Aside from that, I don’t have much else to report. Life here can be summarized by the military expression Sierra Squared, Delta Squared, which means “same shit, different day” – (SS,DD). I do what I can to find joy whenever I can, of course, which is why I sometimes buy a new Star Wars collectible or play computer games, since I don’t have anyone to talk to or hang out with, either platonically or “otherwise.”
On that note, I will sign off here; it’s late afternoon and I need to take a shower and change into clean street clothes, at least for a few hours anyway. So, until next time, Dear Reader, stay safe, stay healthy, and I’ll catch you on the other side of things.

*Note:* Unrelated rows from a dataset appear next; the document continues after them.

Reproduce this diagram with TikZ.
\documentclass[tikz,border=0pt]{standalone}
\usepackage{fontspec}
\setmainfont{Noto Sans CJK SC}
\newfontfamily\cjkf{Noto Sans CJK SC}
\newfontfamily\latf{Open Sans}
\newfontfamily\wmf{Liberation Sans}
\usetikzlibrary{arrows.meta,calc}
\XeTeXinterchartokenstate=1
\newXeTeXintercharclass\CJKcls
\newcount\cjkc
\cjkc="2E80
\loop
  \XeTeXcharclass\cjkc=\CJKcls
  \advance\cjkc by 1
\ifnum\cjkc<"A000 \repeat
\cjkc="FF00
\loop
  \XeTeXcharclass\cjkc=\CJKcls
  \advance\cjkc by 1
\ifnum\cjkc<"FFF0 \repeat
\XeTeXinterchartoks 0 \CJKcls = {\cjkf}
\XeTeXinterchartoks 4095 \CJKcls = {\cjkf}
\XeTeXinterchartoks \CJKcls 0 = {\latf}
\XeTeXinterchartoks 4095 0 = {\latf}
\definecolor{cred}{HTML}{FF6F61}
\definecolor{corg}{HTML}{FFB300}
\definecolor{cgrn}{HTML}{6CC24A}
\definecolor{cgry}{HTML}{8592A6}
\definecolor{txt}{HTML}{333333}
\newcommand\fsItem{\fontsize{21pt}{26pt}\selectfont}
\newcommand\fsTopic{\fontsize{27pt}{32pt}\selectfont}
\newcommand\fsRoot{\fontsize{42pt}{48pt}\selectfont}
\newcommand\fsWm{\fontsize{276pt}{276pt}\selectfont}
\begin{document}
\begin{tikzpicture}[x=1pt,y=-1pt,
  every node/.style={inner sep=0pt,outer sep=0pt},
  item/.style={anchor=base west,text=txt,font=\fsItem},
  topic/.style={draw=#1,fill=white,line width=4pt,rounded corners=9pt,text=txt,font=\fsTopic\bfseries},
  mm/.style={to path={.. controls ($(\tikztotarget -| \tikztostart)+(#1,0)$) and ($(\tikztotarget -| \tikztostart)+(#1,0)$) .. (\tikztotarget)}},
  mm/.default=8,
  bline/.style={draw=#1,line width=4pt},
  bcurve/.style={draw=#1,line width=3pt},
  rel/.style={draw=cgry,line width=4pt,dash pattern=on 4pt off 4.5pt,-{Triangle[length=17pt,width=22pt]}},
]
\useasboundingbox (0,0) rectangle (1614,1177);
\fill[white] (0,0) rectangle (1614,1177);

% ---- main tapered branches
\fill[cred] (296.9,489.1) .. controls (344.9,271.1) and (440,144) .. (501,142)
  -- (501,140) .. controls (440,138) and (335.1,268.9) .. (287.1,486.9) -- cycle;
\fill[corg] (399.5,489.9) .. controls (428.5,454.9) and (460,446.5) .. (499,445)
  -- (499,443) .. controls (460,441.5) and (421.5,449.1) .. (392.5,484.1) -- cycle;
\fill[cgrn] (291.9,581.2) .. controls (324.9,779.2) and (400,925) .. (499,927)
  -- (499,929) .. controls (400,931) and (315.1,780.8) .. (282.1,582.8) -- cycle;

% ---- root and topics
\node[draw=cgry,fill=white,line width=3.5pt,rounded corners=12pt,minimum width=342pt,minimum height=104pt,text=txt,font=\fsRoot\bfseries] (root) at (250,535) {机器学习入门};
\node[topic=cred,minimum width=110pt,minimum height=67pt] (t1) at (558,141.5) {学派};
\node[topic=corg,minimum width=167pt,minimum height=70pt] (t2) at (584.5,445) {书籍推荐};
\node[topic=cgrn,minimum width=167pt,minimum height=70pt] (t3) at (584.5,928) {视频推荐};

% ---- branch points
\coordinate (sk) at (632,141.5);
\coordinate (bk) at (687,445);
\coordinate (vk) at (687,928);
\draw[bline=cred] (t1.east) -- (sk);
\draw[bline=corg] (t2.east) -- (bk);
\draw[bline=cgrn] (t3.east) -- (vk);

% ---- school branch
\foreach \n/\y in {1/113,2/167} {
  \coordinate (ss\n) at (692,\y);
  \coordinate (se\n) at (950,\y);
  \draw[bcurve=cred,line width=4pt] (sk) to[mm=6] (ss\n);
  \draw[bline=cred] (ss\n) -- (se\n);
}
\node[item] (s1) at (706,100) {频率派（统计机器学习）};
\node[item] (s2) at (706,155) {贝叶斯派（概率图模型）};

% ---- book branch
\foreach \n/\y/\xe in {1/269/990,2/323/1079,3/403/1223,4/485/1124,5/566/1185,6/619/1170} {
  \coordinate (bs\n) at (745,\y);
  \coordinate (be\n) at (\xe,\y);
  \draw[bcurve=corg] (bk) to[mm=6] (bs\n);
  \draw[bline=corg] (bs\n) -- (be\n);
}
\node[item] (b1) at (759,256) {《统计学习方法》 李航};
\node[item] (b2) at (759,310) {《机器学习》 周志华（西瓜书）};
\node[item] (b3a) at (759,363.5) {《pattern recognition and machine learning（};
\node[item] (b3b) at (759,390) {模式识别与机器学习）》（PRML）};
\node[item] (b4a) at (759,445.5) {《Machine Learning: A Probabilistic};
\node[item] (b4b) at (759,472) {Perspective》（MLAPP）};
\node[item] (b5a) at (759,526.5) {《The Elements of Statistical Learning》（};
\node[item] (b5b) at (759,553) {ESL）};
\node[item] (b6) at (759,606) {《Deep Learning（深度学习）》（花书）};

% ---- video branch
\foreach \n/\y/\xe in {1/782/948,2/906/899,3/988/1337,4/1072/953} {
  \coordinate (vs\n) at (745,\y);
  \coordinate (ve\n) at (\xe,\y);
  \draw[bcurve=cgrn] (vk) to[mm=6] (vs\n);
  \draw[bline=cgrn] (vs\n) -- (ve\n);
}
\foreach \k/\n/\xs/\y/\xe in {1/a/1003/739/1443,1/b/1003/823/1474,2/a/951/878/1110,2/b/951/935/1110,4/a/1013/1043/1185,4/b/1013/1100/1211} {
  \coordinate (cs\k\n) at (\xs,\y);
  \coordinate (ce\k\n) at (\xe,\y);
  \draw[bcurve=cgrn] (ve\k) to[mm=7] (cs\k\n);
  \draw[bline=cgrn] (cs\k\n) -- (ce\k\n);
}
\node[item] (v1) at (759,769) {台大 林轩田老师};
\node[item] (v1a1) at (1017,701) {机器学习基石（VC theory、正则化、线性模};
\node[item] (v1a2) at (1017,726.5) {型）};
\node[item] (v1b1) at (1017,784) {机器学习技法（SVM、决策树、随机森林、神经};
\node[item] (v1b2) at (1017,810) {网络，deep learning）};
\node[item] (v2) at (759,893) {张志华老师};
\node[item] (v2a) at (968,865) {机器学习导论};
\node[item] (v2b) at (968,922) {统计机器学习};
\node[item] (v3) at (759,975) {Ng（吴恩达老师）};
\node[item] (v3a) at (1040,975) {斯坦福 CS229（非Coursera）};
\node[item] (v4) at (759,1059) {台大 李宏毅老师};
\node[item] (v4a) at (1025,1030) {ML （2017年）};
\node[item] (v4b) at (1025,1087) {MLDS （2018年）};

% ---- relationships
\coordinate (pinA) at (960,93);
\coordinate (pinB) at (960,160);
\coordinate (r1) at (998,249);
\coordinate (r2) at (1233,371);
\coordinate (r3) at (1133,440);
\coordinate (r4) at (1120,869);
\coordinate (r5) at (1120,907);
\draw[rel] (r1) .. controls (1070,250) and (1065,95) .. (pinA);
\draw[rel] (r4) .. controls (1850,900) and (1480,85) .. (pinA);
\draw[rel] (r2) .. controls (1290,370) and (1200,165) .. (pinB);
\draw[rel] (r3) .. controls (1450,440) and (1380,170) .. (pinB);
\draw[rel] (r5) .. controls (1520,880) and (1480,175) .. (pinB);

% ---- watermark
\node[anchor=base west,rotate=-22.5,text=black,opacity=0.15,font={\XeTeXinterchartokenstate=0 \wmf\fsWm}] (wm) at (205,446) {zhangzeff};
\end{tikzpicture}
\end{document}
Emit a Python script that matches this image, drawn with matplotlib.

 To this day, that is the gift from me to my mother that I am most proud of; you have no idea how much she loved her second-generation Kindle, which she used -sadly – for only a short time before her dementia kicked in sometime in mid-2010. In fact, her forgetting how to use the Kindle was my first clue that something was wrong with Mom’s cognitive abilities. Kindles are ridiculously simple to use, and before Mom got sick in early 2010 she had already read seven or eight books on it, so it wasn’t that it was “too hard for her to use.” She knew how to turn it on, select her books, and turn pages on the e-reader before her back surgery in late Spring of 2010; when she began her recuperation at home in June of that year, she started having trouble turning it on, and then she forgot how to turn pages. Eventually, she stopped using her Kindle, a gadget that I still have in storage.
 I suppose that’s why I lose myself playing games such as Regiments and adult-themed Acting Lessons, even though doing that too often takes time out from other things I ought to be doing. Keep in mind that less than three years ago, my personal life was a bit happier, and I went out to eat at restaurants or to the occasional movie. Now, I don’t do that.